Videos of the slave village at Jessups
Introduction to the slave village at Jessups
In this video Fraser Neiman introduces the 18th century slave village at Jessups, Nevis to the University of Southampton students.
Fraser Neiman: This may be kind of the last chance to look at this - the little part of this that's left before it gets developed into house sites. So as you see we came in on a little relatively cleared area there where those ferns are. That is the remaining little bit of a little curving track that we believe appears amazingly enough on this 18th-century plat [map] so that has remained a kind of travel path used pretty much up to the present. So we have used that - Derek and I have put in a couple of re-bars, GPS'd them just like at New River, got them on the UTM [Universal Transverse Mercator] North Zone 20 grid system and then shot a bunch of points coming in here so our transect is going east-west.

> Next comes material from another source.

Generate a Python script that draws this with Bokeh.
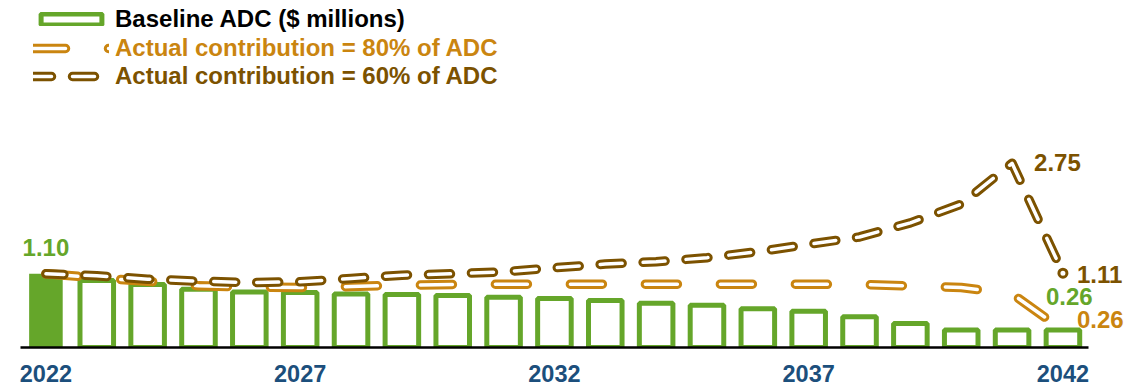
from bokeh.plotting import figure
from bokeh.models import ColumnDataSource, Legend, LegendItem, FixedTicker, Range1d
from bokeh.core.properties import value
from bokeh.embed import file_html
from bokeh.resources import INLINE

# ---------------- data ----------------
years = list(range(2022, 2043))
baseline_adc = [1.10, 1.00, 0.94, 0.87, 0.83, 0.82, 0.80, 0.79, 0.775, 0.75, 0.73,
                0.70, 0.66, 0.63, 0.58, 0.54, 0.46, 0.36, 0.26, 0.26, 0.26]
contrib_80 = [1.10, 1.04, 0.99, 0.92, 0.90, 0.895, 0.91, 0.93, 0.94, 0.945, 0.945,
              0.945, 0.945, 0.945, 0.945, 0.945, 0.94, 0.92, 0.895, 0.80, 0.26]
contrib_60 = [1.10, 1.07, 1.02, 0.99, 0.97, 0.98, 1.03, 1.08, 1.10, 1.13, 1.19,
              1.245, 1.28, 1.34, 1.43, 1.54, 1.65, 1.86, 2.14, 2.75, 1.11]
tick_years = [2022, 2027, 2032, 2037, 2042]
series_names = ["Baseline ADC ($ millions)",
                "Actual contribution = 80% of ADC",
                "Actual contribution = 60% of ADC"]

# ---------------- style ----------------
GREEN = "#65a62a"
ORANGE = "#ca8510"
BROWN = "#7c5200"
BLUE = "#1c4f7c"
FONT = "Liberation Sans"

W, H = 1135, 385
LEFT, BOTTOM = 20, 38
PX_PER_YEAR = 50.85
PX_PER_UNIT = 67.0
frame_w = W - LEFT
frame_h = H - BOTTOM

p = figure(width=W, height=H, output_backend="svg", toolbar_location=None,
           x_range=Range1d(2021.5, 2021.5 + frame_w / PX_PER_YEAR),
           y_range=Range1d(0, frame_h / PX_PER_UNIT),
           min_border_left=LEFT, min_border_right=0, min_border_top=0,
           min_border_bottom=BOTTOM, y_axis_location=None,
           outline_line_color=None, background_fill_color="white")
p.xgrid.visible = False
p.ygrid.visible = False

# bars
bar_first = p.vbar(x=years[:1], top=baseline_adc[:1], width=0.66,
                   fill_color=GREEN, line_color=None)
bar_rest = p.vbar(x=years[1:], top=baseline_adc[1:], width=0.66,
                  fill_color="white", line_color=GREEN, line_width=5)

# lines (outlined dashes: thick coloured dash + thin white dash)
def outlined(vals, color, dash, offset):
    outer = p.line(years, vals, line_color=color, line_width=9.5, line_dash=dash,
                   line_dash_offset=offset, line_cap="round", line_join="round")
    inner = p.line(years, vals, line_color="white", line_width=3.5, line_dash=dash,
                   line_dash_offset=offset, line_cap="round", line_join="round")
    return [outer, inner]

r80 = outlined(contrib_80, ORANGE, "32 43", 0)
r60 = outlined(contrib_60, BROWN, "22 21", 4)
p.scatter([years[-1]], [contrib_60[-1]], size=8, line_color=BROWN, line_width=3,
          fill_color="white")

# value labels
def fmt(v):
    return f"{v:.2f}"

labels = [
    (years[0], baseline_adc[0], GREEN, "center", 0, -26),
    (years[-1], baseline_adc[-1], GREEN, "left", -17, -34),
    (years[-1], contrib_80[-1], ORANGE, "left", 14, -11),
    (years[contrib_60.index(max(contrib_60))], max(contrib_60), BROWN, "left", 22, -1),
    (years[-1], contrib_60[-1], BROWN, "left", 14, 1),
]
for x, y, c, al, xo, yo in labels:
    p.text(x=[x], y=[y], text=[fmt(y)], text_color=c, text_align=al,
           text_baseline="middle", x_offset=xo, y_offset=yo,
           text_font=value(FONT), text_font_style="bold", text_font_size="24px")

# axis
ax = p.xaxis[0]
ax.ticker = FixedTicker(ticks=tick_years)
ax.bounds = (2021.5, 2042.5)
ax.axis_line_color = "black"
ax.axis_line_width = 2.5
ax.major_tick_line_color = None
ax.minor_tick_line_color = None
ax.major_tick_out = 0
ax.major_tick_in = 0
ax.major_label_standoff = 17
ax.major_label_text_font = FONT
ax.major_label_text_font_style = "bold"
ax.major_label_text_font_size = "23.5px"
ax.major_label_text_color = BLUE

# legends
leg_specs = [
    (series_names[0], [bar_rest], "black", 20.5),
    (series_names[1], r80, ORANGE, 49.5),
    (series_names[2], r60, BROWN, 77.5),
]
for name, rends, col, yc in leg_specs:
    leg = Legend(items=[LegendItem(label=name, renderers=rends)],
                 location=(13, frame_h - (yc + 12)),
                 border_line_color=None, background_fill_alpha=0,
                 padding=0, margin=0, spacing=0,
                 glyph_width=76, glyph_height=14, label_height=24,
                 label_standoff=6, label_text_font=FONT,
                 label_text_font_style="bold", label_text_font_size="24px",
                 label_text_color=col)
    p.add_layout(leg)

open("out.html", "w").write(file_html(p, INLINE))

This site, or this village site, like the old New River site, is also terraced, presumably after the village is abandoned, as it's put into agricultural production. So that's another kind of cool parallel. So, you know, we get very excited when we see these patterns occurring at different sites and we can see that something cool is happening perhaps.

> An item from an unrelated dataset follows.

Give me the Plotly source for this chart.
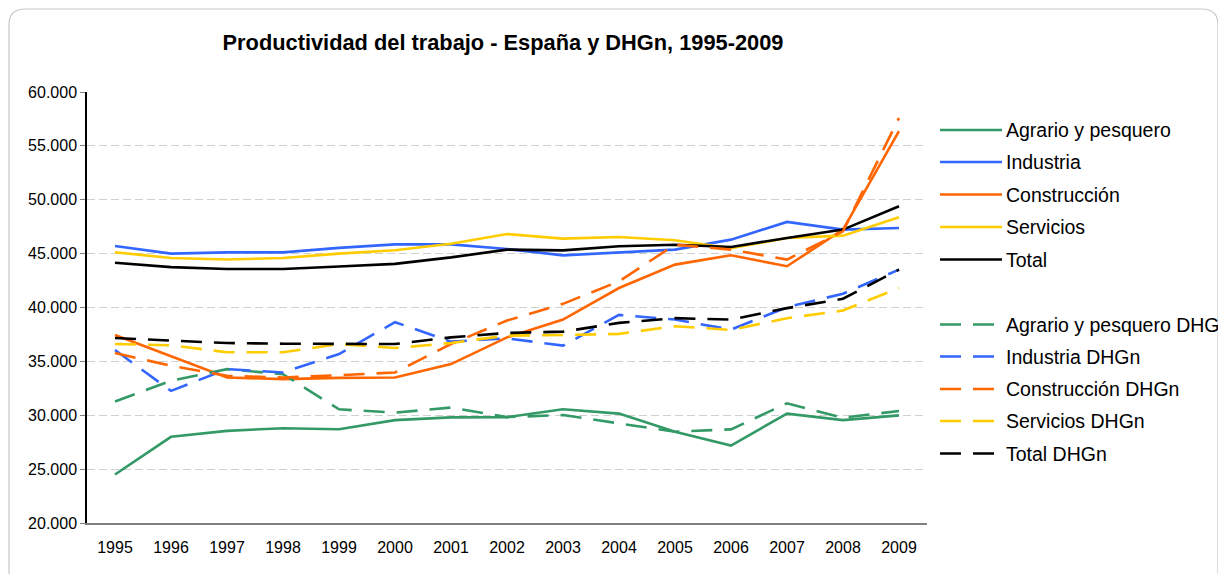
import plotly.graph_objects as go

# ---------------- data ----------------
years = ["1995", "1996", "1997", "1998", "1999", "2000", "2001", "2002",
         "2003", "2004", "2005", "2006", "2007", "2008", "2009"]

agrario = [24500, 28000, 28550, 28800, 28700, 29550, 29800, 29830, 30550, 30150, 28470, 27190, 30150, 29550, 29990]
industria = [45700, 45000, 45120, 45120, 45530, 45860, 45860, 45430, 44840, 45120, 45370, 46300, 47940, 47230, 47380]
construccion = [37450, 35470, 33500, 33350, 33470, 33500, 34750, 37230, 38880, 41810, 43980, 44850, 43830, 47230, 56360]
servicios = [45120, 44600, 44450, 44600, 45000, 45310, 45920, 46820, 46390, 46540, 46240, 45500, 46450, 46670, 48370]
total = [44150, 43750, 43570, 43570, 43800, 44050, 44650, 45370, 45300, 45680, 45830, 45620, 46450, 47230, 49400]

agrario_dhgn = [31270, 33200, 34280, 33810, 30550, 30240, 30710, 29830, 30020, 29220, 28470, 28690, 31110, 29770, 30390]
industria_dhgn = [36050, 32260, 34280, 33970, 35680, 38640, 36830, 37140, 36460, 39320, 38880, 37950, 40030, 41280, 43520]
construccion_dhgn = [35770, 34590, 33660, 33500, 33720, 33970, 36610, 38790, 40340, 42430, 45830, 45370, 44450, 47070, 57600]
servicios_dhgn = [36610, 36490, 35840, 35840, 36610, 36240, 36710, 37390, 37450, 37550, 38260, 37920, 39010, 39720, 41810]
total_dhgn = [37170, 36960, 36700, 36640, 36640, 36610, 37230, 37640, 37760, 38570, 39010, 38880, 39940, 40810, 43520]

names = ["Agrario y pesquero", "Industria", "Construcción", "Servicios", "Total"]
suffix = " DHGn"
colors = ["#339966", "#3366FF", "#FF6600", "#FFCC00", "#000000"]
solid_series = [agrario, industria, construccion, servicios, total]
dhgn_series = [agrario_dhgn, industria_dhgn, construccion_dhgn, servicios_dhgn, total_dhgn]

# ---------------- layout geometry (page pixels) ----------------
OFF = 8                      # default body margin of the html page
PAGE_W, PAGE_H = 1226, 574
W, H = PAGE_W - OFF, PAGE_H - OFF
L, R, T, B = 87, 927, 92, 523   # plot area in page pixels
DASH = "21px,12px"
FONT = "Liberation Sans, Arial, sans-serif"


def px_x(px):
    return (px - L) / (R - L)


def px_y(py):
    return (B - py) / (B - T)


fig = go.Figure()

for name, color, vals in zip(names, colors, solid_series):
    fig.add_trace(go.Scatter(x=years, y=vals, mode="lines", name=name,
                             line=dict(color=color, width=2.6), showlegend=False))
for name, color, vals in zip(names, colors, dhgn_series):
    fig.add_trace(go.Scatter(x=years, y=vals, mode="lines", name=name + suffix,
                             line=dict(color=color, width=2.6, dash=DASH), showlegend=False))

shapes = []
annotations = []

# chart frame (rounded rectangle)
x0, y0, x1, y1, rad = 9, 9, 1218, 590, 16
path = (f"M {px_x(x0)},{px_y(y0 + rad)} "
        f"Q {px_x(x0)},{px_y(y0)} {px_x(x0 + rad)},{px_y(y0)} "
        f"L {px_x(x1 - rad)},{px_y(y0)} "
        f"Q {px_x(x1)},{px_y(y0)} {px_x(x1)},{px_y(y0 + rad)} "
        f"L {px_x(x1)},{px_y(y1 - rad)} "
        f"Q {px_x(x1)},{px_y(y1)} {px_x(x1 - rad)},{px_y(y1)} "
        f"L {px_x(x0 + rad)},{px_y(y1)} "
        f"Q {px_x(x0)},{px_y(y1)} {px_x(x0)},{px_y(y1 - rad)} Z")
shapes.append(dict(type="path", xref="paper", yref="paper", path=path,
                   line=dict(color="#C8C8C8", width=1.2), layer="below"))

# manual legend
leg_y_solid = [130, 162, 194.5, 227, 259.5]
leg_y_dhgn = [324.5, 356.5, 389, 421, 453.5]
for i, (name, color) in enumerate(zip(names, colors)):
    for ly, label, dash in ((leg_y_solid[i], name, "solid"),
                            (leg_y_dhgn[i], name + suffix, DASH)):
        shapes.append(dict(type="line", xref="paper", yref="paper",
                           x0=px_x(940), x1=px_x(1002), y0=px_y(ly), y1=px_y(ly),
                           line=dict(color=color, width=2.6, dash=dash)))
        annotations.append(dict(xref="paper", yref="paper", x=px_x(1004), y=px_y(ly),
                                xanchor="left", yanchor="middle", showarrow=False,
                                text=label, font=dict(size=19.5, color="#000000", family=FONT)))

fig.update_layout(
    width=W, height=H,
    margin=dict(l=L - OFF, r=PAGE_W - R, t=T - OFF, b=PAGE_H - B),
    paper_bgcolor="white", plot_bgcolor="white",
    separators=",.",
    hovermode=False,
    showlegend=False,
    title=dict(text="<b>Productividad del trabajo - España y DHGn, 1995-2009</b>",
               x=px_x(503), xref="paper", xanchor="center",
               y=1 - (42 - OFF) / H, yanchor="middle",
               font=dict(size=21.8, color="#000000", family=FONT)),
    font=dict(family=FONT, color="#000000"),
    shapes=shapes,
    annotations=annotations,
)

fig.update_xaxes(
    type="category", range=[-0.5, len(years) - 0.5],
    showgrid=False, showline=True, linecolor="#808080", linewidth=2,
    ticks="", tickfont=dict(size=16, color="#000000"), ticklabelstandoff=9,
    zeroline=False, fixedrange=True,
)
fig.update_yaxes(
    range=[20000, 60000], dtick=5000, tick0=20000,
    tickformat=",.0f",
    showgrid=True, gridcolor="#CFCFCF", griddash="8px,4px", gridwidth=1,
    showline=True, linecolor="#000000", linewidth=1.5,
    ticks="outside", ticklen=5, tickcolor="#808080",
    tickfont=dict(size=16, color="#000000"),
    zeroline=False, fixedrange=True,
)

fig.write_html("out.html")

And it's our job to come up with a killer, and correct, explanation for it!
The archaeological work at the village
In this video Fraser Neiman talks about the archaeological work carried out at this site.
Fraser Neiman: This is the early 19th century slave village, roughly, again it's underneath this road, part of its has been destroyed by the house behind us, and there's obviously been some development over there that has taken out some of it.

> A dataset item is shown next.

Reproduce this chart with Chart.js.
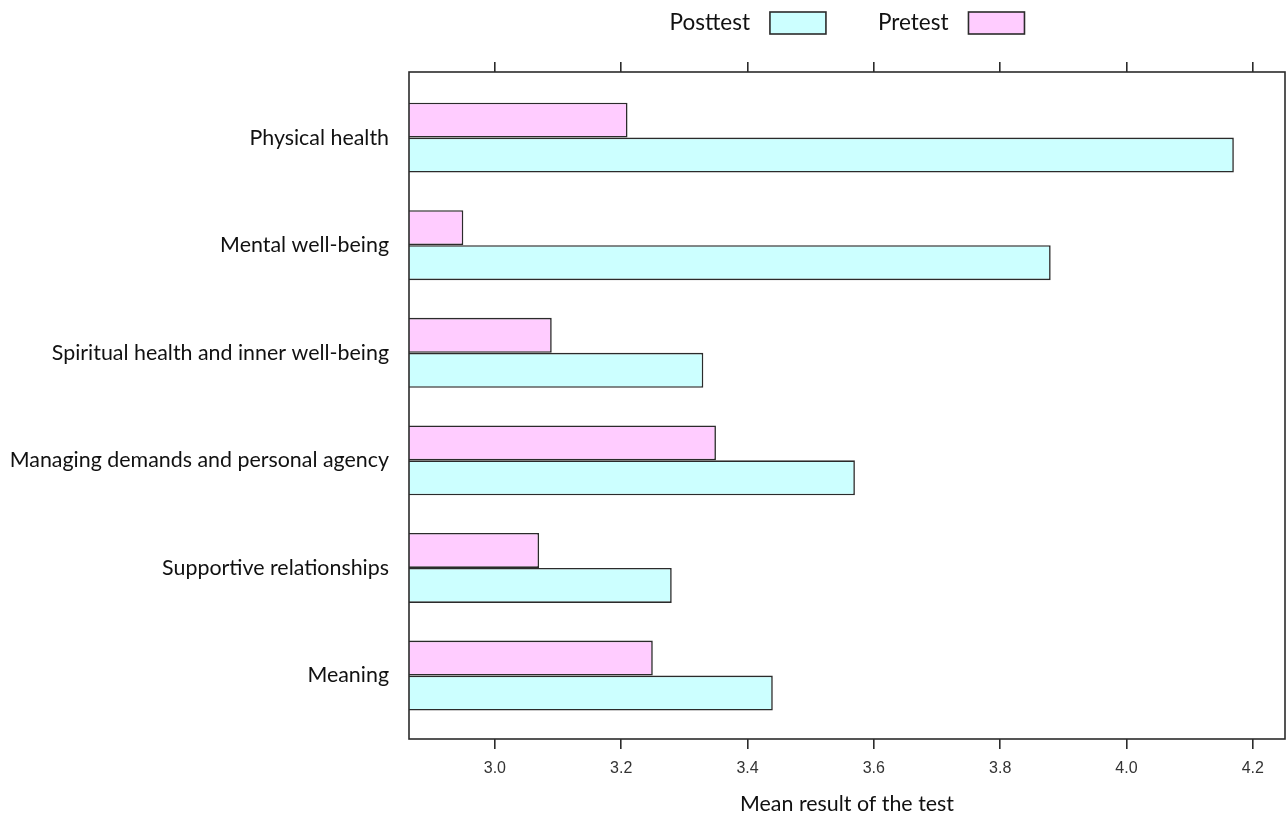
<!DOCTYPE html>
<html lang="en">
<head>
<meta charset="UTF-8">
<title>Mean result of the test</title>
<script src="https://cdn.jsdelivr.net/npm/chart.js"></script>
<style>
  html, body { margin: 0; padding: 0; background: #ffffff; }
</style>
</head>
<body>
<canvas id="testChart" width="1287" height="819"></canvas>
<script>
// categories, top to bottom
const categories = [
  'Physical health',
  'Mental well-being',
  'Spiritual health and inner well-being',
  'Managing demands and personal agency',
  'Supportive relationships',
  'Meaning'
];
const pretest  = [3.21, 2.95, 3.09, 3.35, 3.07, 3.25];
const posttest = [4.17, 3.88, 3.33, 3.57, 3.28, 3.44];
const xTicks = [3.0, 3.2, 3.4, 3.6, 3.8, 4.0, 4.2];

const X_MIN = 2.864, X_MAX = 4.251;
const LINE = '#2b2b2b';
const labelFont = { family: 'Lato', size: 21.4 };
const legendFont = { family: 'Lato', size: 22.5 };

// legend drawn as "text [box]" pairs, centred over the plot area
const boxLegend = {
  id: 'boxLegend',
  afterDraw(chart) {
    const ctx = chart.ctx;
    const area = chart.chartArea;
    const items = chart.data.datasets.slice().reverse();
    const boxW = 56, boxH = 22, textGap = 20, itemGap = 52, cy = 23;
    ctx.save();
    ctx.font = legendFont.size + 'px ' + legendFont.family;
    const widths = items.map(d => ctx.measureText(d.label).width);
    let total = 0;
    widths.forEach((w, i) => { total += w + textGap + boxW + (i ? itemGap : 0); });
    let x = (area.left + area.right) / 2 - total / 2;
    ctx.textBaseline = 'middle';
    items.forEach((d, i) => {
      if (i) x += itemGap;
      ctx.fillStyle = '#111';
      ctx.fillText(d.label, x, cy);
      x += widths[i] + textGap;
      ctx.fillStyle = d.backgroundColor;
      ctx.fillRect(x, cy - boxH / 2, boxW, boxH);
      ctx.lineWidth = 1.6;
      ctx.strokeStyle = LINE;
      ctx.strokeRect(x, cy - boxH / 2, boxW, boxH);
      x += boxW;
    });
    ctx.restore();
  }
};

// box around the plot area
const plotFrame = {
  id: 'plotFrame',
  afterDatasetsDraw(chart) {
    const { ctx, chartArea: a } = chart;
    ctx.save();
    ctx.lineWidth = 1.6;
    ctx.strokeStyle = LINE;
    ctx.strokeRect(a.left, a.top, a.right - a.left, a.bottom - a.top);
    ctx.restore();
  }
};

const setXTicks = scale => { scale.ticks = xTicks.map(v => ({ value: v })); };

new Chart(document.getElementById('testChart'), {
  type: 'bar',
  data: {
    datasets: [
      {
        label: 'Pretest',
        data: pretest.map((v, i) => ({ x: v, y: i })),
        backgroundColor: '#FFCCFF',
        borderColor: LINE,
        borderWidth: 1.6,
        borderSkipped: false,
        categoryPercentage: 0.65,
        barPercentage: 1
      },
      {
        label: 'Posttest',
        data: posttest.map((v, i) => ({ x: v, y: i })),
        backgroundColor: '#CCFFFF',
        borderColor: LINE,
        borderWidth: 1.6,
        borderSkipped: false,
        categoryPercentage: 0.65,
        barPercentage: 1
      }
    ]
  },
  options: {
    indexAxis: 'y',
    responsive: false,
    animation: false,
    layout: { padding: { left: 0, right: 2, top: 0, bottom: 0 } },
    plugins: {
      legend: { display: false },
      tooltip: { enabled: false }
    },
    scales: {
      y: {
        type: 'linear',
        reverse: true,
        offset: false,
        bounds: 'data',
        grace: 0,
        min: -0.61,
        max: 5.59,
        afterBuildTicks: s => { s.ticks = categories.map((_, i) => ({ value: i })); },
        afterFit: s => { s.width = 409; },
        ticks: {
          callback: v => categories[v],
          font: labelFont,
          color: '#111',
          padding: 12
        },
        grid: { display: false },
        border: { display: false }
      },
      x: {
        type: 'linear',
        position: 'bottom',
        min: X_MIN,
        max: X_MAX,
        afterBuildTicks: setXTicks,
        afterFit: s => { s.height = 80; },
        ticks: {
          callback: v => v.toFixed(1),
          font: { family: 'Liberation Sans', size: 16 },
          color: '#333',
          padding: 10,
          maxRotation: 0
        },
        grid: { drawOnChartArea: false, drawTicks: true, tickLength: 10, color: LINE, lineWidth: 1.6 },
        border: { display: false },
        title: {
          display: true,
          text: 'Mean result of the test',
          font: labelFont,
          color: '#111',
          padding: { top: 0, bottom: 2 }
        }
      },
      xTop: {
        type: 'linear',
        position: 'top',
        min: X_MIN,
        max: X_MAX,
        afterBuildTicks: setXTicks,
        afterFit: s => { s.height = 72; },
        ticks: { display: false },
        grid: { drawOnChartArea: false, drawTicks: true, tickLength: 10, color: LINE, lineWidth: 1.6 },
        border: { display: false }
      }
    }
  },
  plugins: [boxLegend, plotFrame]
});
</script>
</body>
</html>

This part, this would be the eastern end of it and here it's pretty much intact and this edge, the southern edge of it, between the road here and the ghut we've just walked across, is pretty much intact.
So two years ago Jillian and me and Anna Agbe-Davies, who teaches at DePaul in Chicago, put in a transect of STPs (shovel test-pits) and we recovered nicely tightly date early 19th century ceramics with just a boatload of Afro-Caribbean ware as well.
And actually we think... there may well be a house that we located where there's been tons of stuff and there are indications of a little platform back in the woods here that we can take a look at at a later date.
The final feature of interest here is just in here, there's what seems to be the remains of a grave with a local stone - headstone - with a cross, carved in it. We're not quite sure what to make of that but presumably it's the grave of some enslaved person who lived here in the early 19th century.